Ensuring both accuracy and speed requires us to work with self-imposed constraints which also cultivate focus. This is especially important in the beginning when incremental progress delivers while polishing everything to perfection delays.

What’s noteworthy is that focus is a self-reinforcing principle: it requires focus to execute and forces focus to create meaningful results. Saying NO is just as important as saying YES if you want to avoid the risks white elephants breed.

The two-gear principle: simultaneously tackling current and future problems

At additiv, we translate our vision of the fundamental shift in wealth management into a new operating and sourcing model for our customers. We do this with the two-gear principle in mind: being close to the market (solutions that suit specific goals) and solving problems for a large group of people (ecosystem effects).

So our product development process has two angles, each with their speed:

  • The proof-of-concept that transforms growth ideas into usable products financial service providers can quickly test in the real world. Accuracy and speed are essential here and we’ve had great results with this approach, especially in the fast-moving Asian market.
  • The platform that underpins our products which we want to develop fast but very robustly.

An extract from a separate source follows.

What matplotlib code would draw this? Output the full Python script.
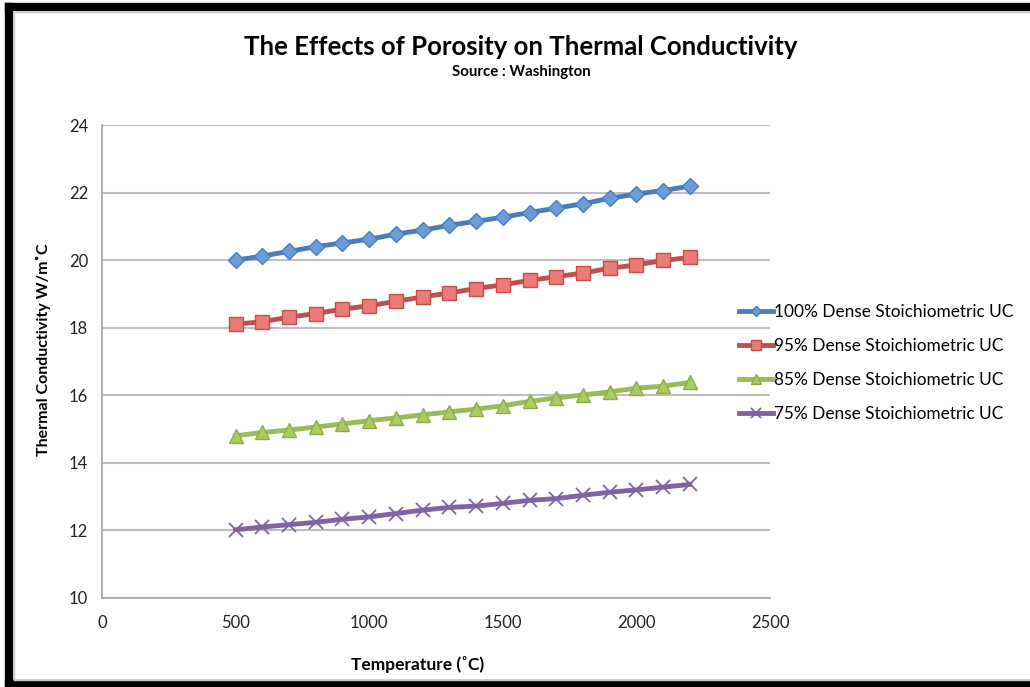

We choose to steadily prototype new features because its stability is fundamental for all our products and customers.

As an essential safeguard against white elephants, our two-gear principle ensures we never get stuck pursuing a goal that drifts away from consumers’ needs. That’s how we avoid launching a product that’s obsolete before it reaches the market.

The co-development principle: work with others to expand your range

Our third principle leverages co-development to build products that create ecosystem effects.

A select number of our customers are also innovation partners. We have joint sessions to review their needs, progress, and feedback, enabling everyone to keep their finger on the market’s pulse and promptly respond to its needs.

Our team works closely with these partners, pooling together know-how, market intelligence, and foresight to build new features into the additiv platform.

As a result, everyone using our orchestration layer benefits from these improvements. additiv customers are ecosystem partners, each benefiting from market-leading technology they can leverage to solve problems specific to their customer base.

Clear the path for growth

We rely on these three operational principles to effectively counteract operating practices that breed white elephants — both in additiv and in our customers’ organizations.

We believe they’re essential if you want to:

  • get new products up and running faster and cheaper
  • test and refine products to ensure compatibility with actual client needs
  • gain flexibility and enable omnichannel capabilities without impacting the backbone of the company’s software architecture
  • reduce the high cost-to-income in your organization
  • minimize maintenance costs.

Our customers use our orchestration layer to gain the flexibility to launch new value propositions and products fast while also opening up new channels to deliver them.

The technology is here to enable financial institutions to operate without the limits of the past. Harnessing it can disrupt the legacy of white elephants, clearing the path for growth, no matter how fast-moving the environment is.